(TASK DESCRIPTION): Go through the records below from the first line and print each one exactly, stopping after the line that contains "import * as". Do not print pictures or anything past that line.

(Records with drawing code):
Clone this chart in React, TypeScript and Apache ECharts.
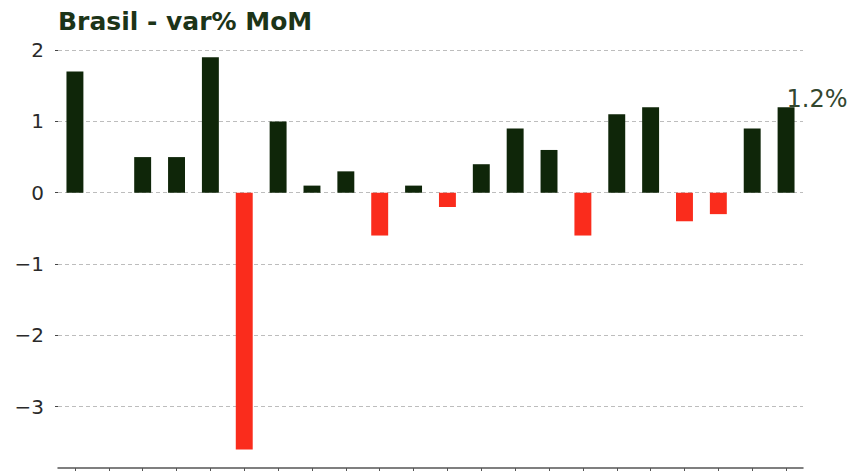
import React, { useEffect, useRef } from "react";
import * as echarts from "echarts";

const title = "Brasil - var% MoM";
const categories = [
  "1", "2", "3", "4", "5", "6", "7", "8", "9", "10", "11",
  "12", "13", "14", "15", "16", "17", "18", "19", "20", "21", "22",
];
const values = [1.7, 0, 0.5, 0.5, 1.9, -3.6, 1.0, 0.1, 0.3, -0.6, 0.1, -0.2, 0.4, 0.9, 0.6, -0.6, 1.1, 1.2, -0.4, -0.3, 0.9, 1.2];
const lastLabel = "1.2%";

const GREEN = "#0f2609";
const RED = "#fa2c1c";

export default function App() {
  const ref = useRef<HTMLDivElement>(null);
  useEffect(() => {
    document.body.style.margin = "0";
    const chart = echarts.init(ref.current!, null, { renderer: "svg" });
    const last = values.length - 1;
    chart.setOption({
      animation: false,
      backgroundColor: "#ffffff",
      title: {
        text: title,
        left: 53,
        top: 4,
        textStyle: {
          fontFamily: "DejaVu Sans",
          fontWeight: "bold",
          fontSize: 25,
          color: "#1c3418",
        },
      },
      grid: { left: 58, right: 51, top: 38, bottom: 3, containLabel: false },
      xAxis: {
        type: "category",
        data: categories,
        axisLine: { show: true, onZero: false, lineStyle: { color: "#555", width: 1.5 } },
        axisTick: { show: true, alignWithLabel: true, length: 4, lineStyle: { color: "#555" } },
        axisLabel: { show: false },
        splitLine: { show: false },
      },
      yAxis: {
        type: "value",
        min: -3.86,
        max: 2.17,
        splitNumber: 6,
        axisLine: { show: false },
        axisTick: { show: true, length: 3, lineStyle: { color: "#444" } },
        axisLabel: {
          showMinLabel: false,
          showMaxLabel: false,
          margin: 14,
          fontFamily: "DejaVu Sans",
          fontSize: 20,
          color: "#2a2a2a",
          formatter: (v: number) => String(Math.round(v)).replace("-", "\u2212"),
        },
        splitLine: {
          show: true,
          showMinLine: false,
          showMaxLine: false,
          lineStyle: { color: "#bdbdbd", type: [4, 3], width: 1 },
        },
      },
      series: [
        {
          type: "bar",
          barWidth: "50%",
          data: values.map((v, i) => ({
            value: v,
            itemStyle: { color: v >= 0 ? GREEN : RED },
            label:
              i === last
                ? {
                    show: true,
                    formatter: lastLabel,
                    position: [9, -8],
                    align: "left",
                    verticalAlign: "middle",
                    fontFamily: "DejaVu Sans",
                    fontSize: 24,
                    color: "#33472f",
                  }
                : { show: false },
          })),
        },
      ],
    });
    return () => chart.dispose();
  }, []);
  return <div ref={ref} style={{ width: 854, height: 471 }} />;
}
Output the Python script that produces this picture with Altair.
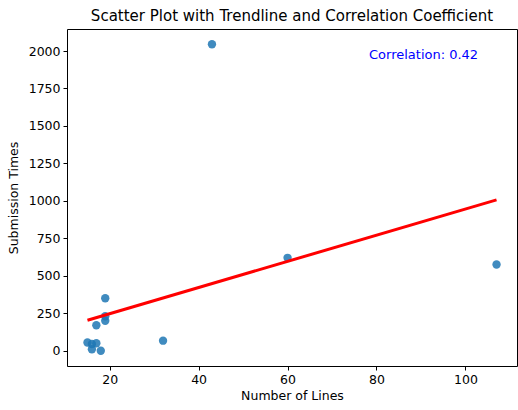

(SOLUTION):
Clone this chart in React, TypeScript and Apache ECharts.
import React, { useEffect, useRef } from "react";
import * as echarts from "echarts";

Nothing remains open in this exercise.